Friday, May 9, 2025

Why is Growing Economic Inequality Bad for Capitalism?

Karl Marx, who was the most perceptive analyst of how capitalism works, referred to the fundamental contradiction in capitalism. That contradiction is not difficult to understand. Consider that the business of capitalism is commodity production. In Marx' analysis, the capitalist takes a sum of money that we call capital, M, and uses it to buy materials and hire workers to turn those materials into commodities which we call C that the capitalist can sell at a profit. Those profits can then be used to increase capital and thus expand or to pay the personal expenses of the capitalist, which as an enterprise grows bigger become a smaller and smaller part of the profit. Marx denotes this as M – C – M'. The point is that M' has to be greater than M. Otherwise, there is no profit, and the enterprise cannot continue.

If we consider the whole society, we can add up all the wages earned in that society, and we can add all the prices of the commodities produced. The sum total of the wages has to be less than the sum total of the prices of the commodities. Therefore, there are not enough wages to pay the prices of all the commodities. That is what Marx called the fundamental contradiction in capitalism.

Of course, other things are going on. Capitalists invest some of their capital to make production more efficient. That allows them to increase quality and lower prices. Enterprises unable to compete at that inevitably go out of business. There is also financial capital in which no commodities are produced, such as lending money for interest. Marx refers to that as M – M', in which again M' is greater than M. But that does not change the fundamental contradiction.

For obvious reasons then, the drive of capitalists is to increase profit, a feature that can be simplified as greed, which is the underlying motivation in capitalism. Profits can be increased by raising prices (monopolies are able to do that) or by decreasing the cost of production or both. The primary way to do that is to decrease the amount of capital spent on wages, whether by replacing humans by machines or by paying workers less. It is easier to lower wages than to lower the other costs of production, such as materials. Of course, if prices rise and wages do not, that achieves the same effect as lowering wages.

So, how does economic inequality fit into this analysis? The larger the gap between the wealthiest people and the rest of the people in the society, the less money the latter have to buy commodities. That sharpens the fundamental contradiction.

There are other factors at play, too. For example, you pay workers not only to provide food and shelter that workers need to be able to continue working but to reproduce themselves since workers do not live forever. So wages have to be sufficient to raise children, to educate them so that they will be competent workers, to provide them with healthcare when they need it, and thus to reproduce the work force.

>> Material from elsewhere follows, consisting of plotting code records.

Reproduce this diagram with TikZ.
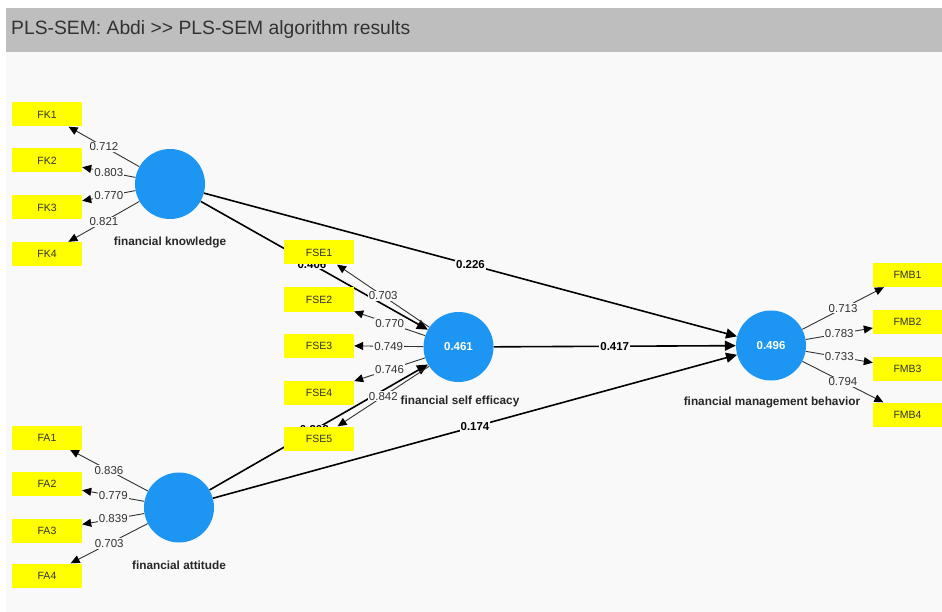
\documentclass[tikz,border=0pt]{standalone}
\usepackage{fontspec}
\setmainfont{Liberation Sans}
\usetikzlibrary{arrows.meta}
\pgfdeclarelayer{back}
\pgfdeclarelayer{edges}
\pgfsetlayers{back,edges,main}
\definecolor{hdr}{RGB}{190,190,190}
\definecolor{canvas}{RGB}{249,249,249}
\definecolor{lvblue}{RGB}{28,150,242}
\definecolor{mvyellow}{RGB}{255,255,0}
\definecolor{txtgray}{RGB}{50,50,50}
\begin{document}
\begin{tikzpicture}[x=1pt,y=-1pt,
 latent/.style={circle,fill=lvblue,minimum size=70pt,inner sep=0pt,text=white,font=\fontsize{11.5}{13}\selectfont\bfseries},
 manifest/.style={rectangle,fill=mvyellow,minimum width=70pt,minimum height=24pt,inner sep=0pt,font=\fontsize{10.5}{12}\selectfont,text=txtgray},
 lvname/.style={font=\fontsize{11.8}{13}\selectfont\bfseries,text=black!85},
 loading/.style={draw=txtgray,line width=0.9pt,-{Triangle[length=9pt,width=8pt,color=black]}},
 loadlbl/.style={fill=canvas,inner sep=1pt,font=\fontsize{11.5}{13}\selectfont,text=txtgray},
 pathedge/.style={draw=black,line width=1.6pt,-{Triangle[length=11pt,width=10pt]}},
 pathlbl/.style={fill=canvas,inner sep=1pt,font=\fontsize{11.5}{13}\selectfont\bfseries},
]
\useasboundingbox (0,0) rectangle (942,612);
\begin{pgfonlayer}{back}
\fill[canvas] (6,52) rectangle (942,612);
\fill[hdr] (6,8) rectangle (942,52);
\end{pgfonlayer}
\node[anchor=west,font=\fontsize{19.3}{21}\selectfont,text=txtgray,inner sep=0pt] (title) at (11,30) {PLS-SEM: Abdi >\kern0pt> PLS-SEM algorithm results};

% latent variables
\node[latent] (fk) at (170,184) {};
\node[latent] (fa) at (179,507.5) {};
\node[latent] (fse) at (458.5,347) {0.461};
\node[latent] (fmb) at (771,345.5) {0.496};
\node[lvname] (fkname) at (170,242) {financial knowledge};
\node[lvname] (faname) at (179,565) {financial attitude};
\node[lvname] (fsename) at (460,401) {financial self efficacy};
\node[lvname] (fmbname) at (772,402) {financial management behavior};

% indicators
\node[manifest] (fk1) at (47,114.5) {FK1};
\node[manifest] (fk2) at (47,160.5) {FK2};
\node[manifest] (fk3) at (47,207.5) {FK3};
\node[manifest] (fk4) at (47,254) {FK4};
\node[manifest] (fa1) at (47,437.5) {FA1};
\node[manifest] (fa2) at (47,484) {FA2};
\node[manifest] (fa3) at (47,530.5) {FA3};
\node[manifest] (fa4) at (47,575.5) {FA4};
\node[manifest] (fse1) at (319,252.5) {FSE1};
\node[manifest] (fse2) at (319,299.5) {FSE2};
\node[manifest] (fse3) at (319,345.5) {FSE3};
\node[manifest] (fse4) at (319,392.5) {FSE4};
\node[manifest] (fse5) at (319,438.5) {FSE5};
\node[manifest,minimum width=69pt] (fmb1) at (907.5,275) {FMB1};
\node[manifest,minimum width=69pt] (fmb2) at (907.5,322) {FMB2};
\node[manifest,minimum width=69pt] (fmb3) at (907.5,368.5) {FMB3};
\node[manifest,minimum width=69pt] (fmb4) at (907.5,414.5) {FMB4};

\begin{pgfonlayer}{edges}
% structural paths
\draw[pathedge] (fk) -- node[pathlbl]{0.226} (fmb);
\draw[pathedge] (fk) -- node[pathlbl,pos=0.49]{0.406} (fse);
\draw[pathedge] (fa) -- node[pathlbl,pos=0.48]{0.308} (fse);
\draw[pathedge] (fse) -- node[pathlbl]{0.417} (fmb);
\draw[pathedge] (fa) -- node[pathlbl]{0.174} (fmb);
% outer loadings
\draw[loading] (fk) -- node[loadlbl]{0.712} (fk1);
\draw[loading] (fk) -- node[loadlbl]{0.803} (fk2);
\draw[loading] (fk) -- node[loadlbl]{0.770} (fk3);
\draw[loading] (fk) -- node[loadlbl]{0.821} (fk4);
\draw[loading] (fa) -- node[loadlbl]{0.836} (fa1);
\draw[loading] (fa) -- node[loadlbl]{0.779} (fa2);
\draw[loading] (fa) -- node[loadlbl]{0.839} (fa3);
\draw[loading] (fa) -- node[loadlbl]{0.703} (fa4);
\draw[loading] (fse) -- node[loadlbl]{0.703} (fse1);
\draw[loading] (fse) -- node[loadlbl]{0.770} (fse2);
\draw[loading] (fse) -- node[loadlbl]{0.749} (fse3);
\draw[loading] (fse) -- node[loadlbl]{0.746} (fse4);
\draw[loading] (fse) -- node[loadlbl]{0.842} (fse5);
\draw[loading] (fmb) -- node[loadlbl]{0.713} (fmb1);
\draw[loading] (fmb) -- node[loadlbl]{0.783} (fmb2);
\draw[loading] (fmb) -- node[loadlbl]{0.733} (fmb3);
\draw[loading] (fmb) -- node[loadlbl]{0.794} (fmb4);
\end{pgfonlayer}
\end{tikzpicture}
\end{document}
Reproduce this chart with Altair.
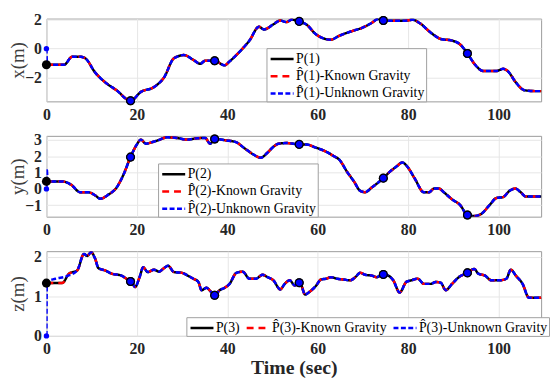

We are seeing a major breakdown in the reproduction of the work force. For example, many students have to take out exorbitant loans to finance their educations, often without a prospect of finding a job with wages large enough to pay off those loans. We have increasing numbers of people who cannot afford housing, even if they have jobs. We have large numbers of people who cannot afford healthcare.

Thus the growth of economic inequality threatens the ability of capitalism to reproduce itself, and when that happens, the system begins to collapse. This may all sound very theoretical, but it is precisely what we are living through now.

Monday, February 17, 2025

Tragedy and Farce: The End of Reconstruction and the Contemporary Resurgence of White Supremacy

 Karl Marx began his most literary work, "The 18th Brumaire of Louis Bonaparte," with these words: "Hegel remarks somewhere that all great world-historic facts and personages appear, so to speak, twice. He forgot to add: the first time as tragedy, the second time as farce."

Indeed, we are certainly living through a farcical phase now, though there is nothing at all funny about it. After the US Civil War, the Emancipation Proclamation, and the 13th and 14th amendments, we went into the brief period of Reconstruction. It was a great political opening. African-Americans began to vote and to obtain political power both locally, in states, and nationally. Reconstruction was made possible by the presence of federal troops in the South.
However, there was a huge backlash led by the virulently white supremacist Democratic party at the time. Disgustingly racist attacks were made against Lincoln in 1864 and Grant in 1868. The Republicans did not allow Frederick Douglas to campaign for Grant in that year, and there were signs of back pedaling on their part over emancipation and the right to vote.
According to a huge compromise, the federal troops were withdrawn from the South, and white supremacy, enforced by brutal and bloody violence, retook control and Jim Crow became the law of the land. The first Ku Klux Klan played a key role. The re-emergence of virulent racism continued to dominate US society and there were few signs of that lessening until after World War II.
There is a clear and valid comparison between Reconstruction and the gains of the civil rights movement in the 1960s. By the same token, the rise of our current white supremacist excremental president, strongly parallels the successful backlash in the 1870s. In this farcical repetition, DEI and Critical Race Theory fill the same role as Reconstruction.
The difference now is that there is a huge constituency for the protection of the fairness gains of the last 60 years. Unfortunately, the Democratic party establishment refuses to represent this constituency. The Democratic left is willing to do that, but they are still a very small minority among elected officials. I refuse to call them leaders because they refuse to lead.
We cannot afford to wait 90 years to reverse this dangerous back sliding.